The organization called on Congress to raise the federal cap on slots for medical residents at teaching hospitals by 3,000 annually, at a cost it estimated would be about $1 billion per year. The government provides its $40,000 share of the cost of training each U.S. physician — estimated at about $152,000 annually — via the Medicare program. Currently, those hospitals train 27,000 to 29,000 doctors each year.
In 2013, there were about 767,000 doctors practicing in the United States, according to the report.
Policymakers have debated the doctor shortage for years, with some arguing that certain types of doctors are clustered in cities and affluent areas, leaving rural and poor Americans critically underserved. The government runs programs to encourage doctors, especially primary care physicians, to practice in shortage areas. Some states help doctors pay off their medical school debt, which can run into six figures, if they agree to practice in underserved parts of the country.
In a 2013 paper in the journal Health Affairs, Linda Green, a mathematician who studies the health care system, argued that the projected shortage of primary care doctors may not occur. The move toward larger practices, which enable physicians to share support staff and office space, can allow them to take on more patients. And the increasing use of physician assistants and nurse practitioners will have the same effect, she wrote.
The new AAMC report actually predicts a smaller shortage than a similar report written five years ago. In 2010, the organization said the nation would face a shortfall of 130,600 physicians by 2025. But revised population projections by the U.S. Census and a small increase in the number of doctors have brought the predicted shortfall down, according to the report.
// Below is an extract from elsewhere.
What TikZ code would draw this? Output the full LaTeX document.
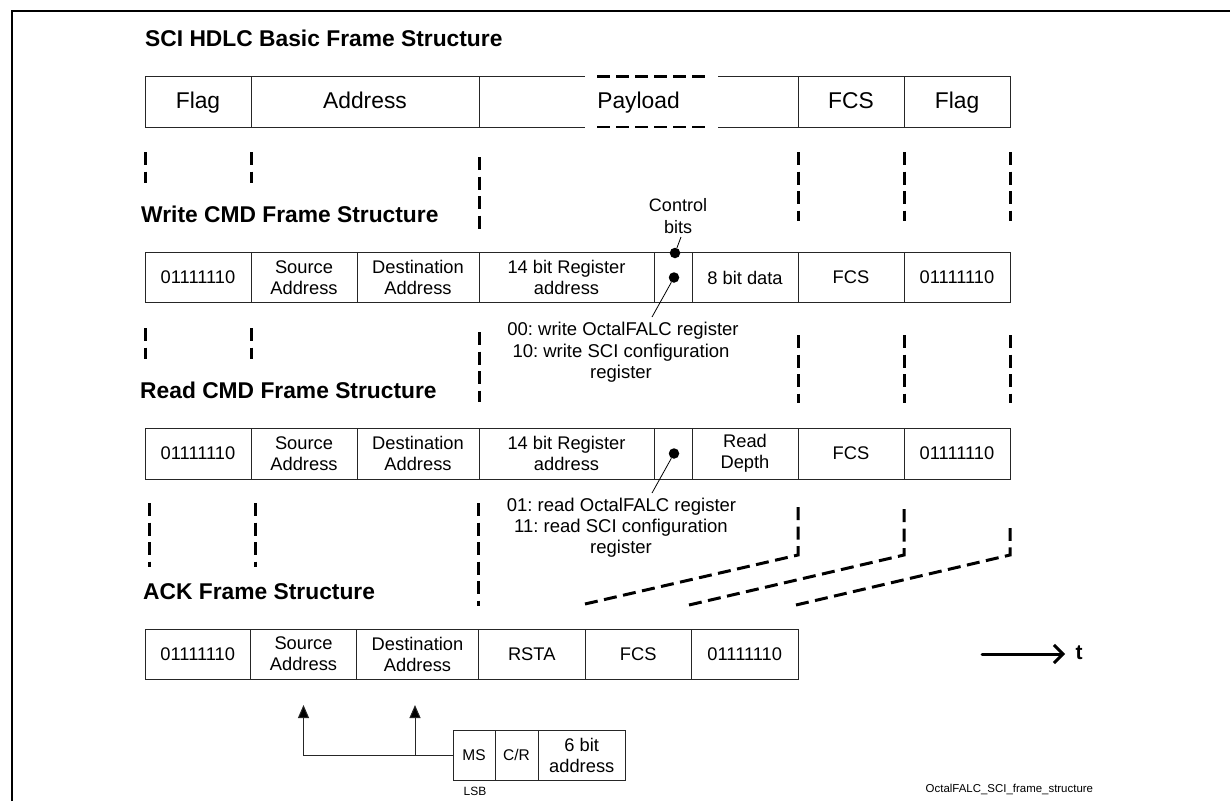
\documentclass[tikz,border=0pt]{standalone}
\usepackage{fontspec}
\setmainfont{Liberation Sans}
\usetikzlibrary{arrows.meta}
\newcommand{\fsz}[2]{\fontsize{#1}{#2}\selectfont}
\newcommand{\frcell}[7][cellb]{%
  \node[#1,minimum width={(#4-#3)*1pt},minimum height={(#6-#5)*1pt}] (#2) at ({(#3+#4)/2},{(#5+#6)/2}) {#7};}
\newcommand{\dashvert}[4]{%
  \coordinate (#1a) at (#2,#3);\coordinate (#1b) at (#2,#4);\draw[gapline] (#1a) -- (#1b);}
\tikzset{
  cellbase/.style={draw=black!85,line width=1pt,inner sep=0pt,outer sep=0pt,align=center},
  cella/.style={cellbase,font=\fsz{22.8}{24},text height=16.5pt,text depth=3.5pt},
  cellb/.style={cellbase,font=\frenchspacing\fsz{18.3}{21}},
  cellc/.style={cellbase,font=\fsz{15.5}{21}},
  openc/.style={cella,draw=none},
  title/.style={anchor=west,inner sep=0pt,font=\bfseries\fsz{22.8}{24}},
  note/.style={inner sep=0pt,font=\frenchspacing\fsz{18.5}{21}},
  ctlnote/.style={inner sep=0pt,align=center,font=\fsz{18}{22}},
  gapline/.style={line width=3pt,dash pattern=on 13pt off 6.5pt},
  paydash/.style={line width=2.8pt,dash pattern=on 13pt off 6pt},
  solidl/.style={draw=black!85,line width=1pt},
  dot/.style={circle,fill=black,inner sep=0pt,minimum size=10.5pt},
  leader/.style={draw=black,line width=0.8pt},
  uparrow/.style={draw=black!85,line width=1pt,-{Triangle[length=13pt,width=11pt,fill=black]}},
}
\begin{document}
\begin{tikzpicture}[x=1pt,y=-1pt]
\useasboundingbox (0,0) rectangle (1230,801);
% outer frame
\coordinate (fbl) at (12,801);\coordinate (ftl) at (12,11);\coordinate (ftr) at (1230,11);
\draw[line width=2.4pt] (fbl) -- (ftl) -- (ftr);
% titles
\node[title] (t1) at (145,38) {SCI HDLC Basic Frame Structure};
\node[title] (t2) at (141,214) {Write CMD Frame Structure};
\node[title] (t3) at (140,390) {Read CMD Frame Structure};
\node[title] (t4) at (143,592) {ACK Frame Structure};
% basic frame
\frcell[cella]{a1}{145}{251}{76.5}{127}{Flag}
\frcell[cella]{a2}{251}{479}{76.5}{127}{Address}
\frcell[openc]{a3}{479}{798}{76.5}{127}{Payload}
\frcell[cella]{a4}{798}{904}{76.5}{127}{FCS}
\frcell[cella]{a5}{904}{1010}{76.5}{127}{Flag}
\coordinate (pt1) at (585,76.5);\coordinate (pt2) at (597,76.5);\coordinate (pt3) at (707,76.5);\coordinate (pt4) at (718,76.5);
\coordinate (pb1) at (585,127);\coordinate (pb2) at (597,127);\coordinate (pb3) at (707,127);\coordinate (pb4) at (718,127);
\draw[solidl] (a3.north west) -- (pt1) (pt4) -- (a3.north east);
\draw[solidl] (a3.south west) -- (pb1) (pb4) -- (a3.south east);
\draw[paydash] (pt2) -- (pt3);
\draw[paydash] (pb2) -- (pb3);
% write frame
\frcell{b1}{145}{251}{252.5}{302.5}{01111110}
\frcell{b2}{251}{357}{252.5}{302.5}{Source\\Address}
\frcell{b3}{357}{479}{252.5}{302.5}{Destination\\Address}
\frcell{b4}{479}{654}{252.5}{302.5}{14 bit Register\\address}
\frcell{b5}{654}{692}{252.5}{302.5}{}
\frcell{b6}{692}{798}{252.5}{302.5}{8 bit data}
\frcell{b7}{798}{904}{252.5}{302.5}{FCS}
\frcell{b8}{904}{1010}{252.5}{302.5}{01111110}
% read frame
\frcell{c1}{145}{251}{428}{479}{01111110}
\frcell{c2}{251}{357}{428}{479}{Source\\Address}
\frcell{c3}{357}{479}{428}{479}{Destination\\Address}
\frcell{c4}{479}{654}{428}{479}{14 bit Register\\address}
\frcell{c5}{654}{692}{428}{479}{}
\frcell{c6}{692}{798}{428}{479}{Read\\Depth}
\frcell{c7}{798}{904}{428}{479}{FCS}
\frcell{c8}{904}{1010}{428}{479}{01111110}
% ack frame
\frcell{d1}{145}{250.5}{629}{679}{01111110}
\frcell{d2}{250.5}{356.5}{629}{679}{Source\\Address}
\frcell{d3}{356.5}{478.5}{629}{679}{Destination\\Address}
\frcell{d4}{478.5}{585}{629}{679}{RSTA}
\frcell{d5}{585}{691.5}{629}{679}{FCS}
\frcell{d6}{691.5}{798}{629}{679}{01111110}
% address byte
\frcell[cellc]{e1}{453}{495}{730}{780}{MS}
\frcell[cellc]{e2}{495}{538}{730}{780}{C/R}
\frcell{e3}{538}{625.5}{730}{780}{6 bit\\address}
\node[inner sep=0pt,font=\fsz{12}{14}] (lsb) at (475,791) {LSB};
\coordinate (tipa) at (303.5,705);\coordinate (tipb) at (415,705);\coordinate (junc) at (415,755);
\draw[uparrow] (e1.west) -| (tipa);
\draw[uparrow] (junc) -- (tipb);
% control bits
\node[ctlnote] (ctl) at (678,216) {Control\\bits};
\node[dot] (dw1) at (675,253) {};
\node[dot] (dw2) at (674,277.5) {};
\node[dot] (dr) at (674,453.5) {};
\coordinate (lw1) at (681,237);\coordinate (lw2) at (652,317);\coordinate (lr) at (652,493);
\draw[leader] (dw1) -- (lw1);
\draw[leader] (dw2) -- (lw2);
\draw[leader] (dr) -- (lr);
\node[note] (nw1) at (623,331) {00: write OctalFALC register};
\node[note] (nw2) at (621,353) {10: write SCI configuration};
\node[note] (nw3) at (621,373.5) {register};
\node[note] (nr1) at (621.5,507) {01: read OctalFALC register};
\node[note] (nr2) at (621,528) {11: read SCI configuration};
\node[note] (nr3) at (621,549) {register};
% projection lines, upper
\dashvert{ua}{145}{152}{183}
\dashvert{ub}{251}{152}{183}
\dashvert{uc}{479}{157}{233}
\dashvert{ud}{798}{152}{221}
\dashvert{ue}{904}{152}{221}
\dashvert{uf}{1010}{152}{221}
% projection lines, middle
\dashvert{ma}{145}{328}{359}
\dashvert{mb}{251}{328}{359}
\dashvert{mc}{479}{332}{402}
\dashvert{md}{798}{335}{403}
\dashvert{me}{904}{335}{403}
\dashvert{mf}{1010}{335}{403}
% projection lines, lower
\dashvert{la}{149}{503}{567}
\dashvert{lb}{255}{503}{567}
\dashvert{lc}{478}{503}{606}
\coordinate (s1a) at (798,507);\coordinate (s1b) at (798,555);\coordinate (s1c) at (585,604);
\coordinate (s2a) at (904,503);\coordinate (s2b) at (904,555);\coordinate (s2c) at (689,605);
\coordinate (s3a) at (1010,528);\coordinate (s3b) at (1010,555);\coordinate (s3c) at (796,605);
\draw[gapline] (s1c) -- (s1b) -- (s1a);
\draw[gapline] (s2c) -- (s2b) -- (s2a);
\draw[gapline] (s3c) -- (s3b) -- (s3a);
% time arrow
\coordinate (ta) at (982,654);\coordinate (tb) at (1065,654);
\draw[line width=3pt,line cap=round,-{Straight Barb[length=9pt,width=18pt,line width=3pt]}] (ta) -- (tb);
\node[anchor=center,inner sep=0pt,font=\bfseries\fsz{21}{24}] (tl) at (1079,653) {t};
% file tag
\node[anchor=west,inner sep=0pt,font=\fsz{11.45}{13}] (tag) at (925.5,789) {OctalFALC\_SCI\_frame\_structure};
\end{tikzpicture}
\end{document}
Under a better-case scenario, the doctor shortage 10 years from now would be 46,100, the report notes. That would reflect growth in the number of advanced practice nurses and physician assistants. If the shortage is 90,400, the country would need 31,100 primary care physicians and 63,700 non-primary care doctors — including oncologists, neurologists, psychiatrists and others — to meet the demand.
The AAMC represents all 141 U.S. medical schools and 17 in Canada, as well as 400 major teaching hospitals and health systems, including 51 Department of Veterans Affairs medical centers.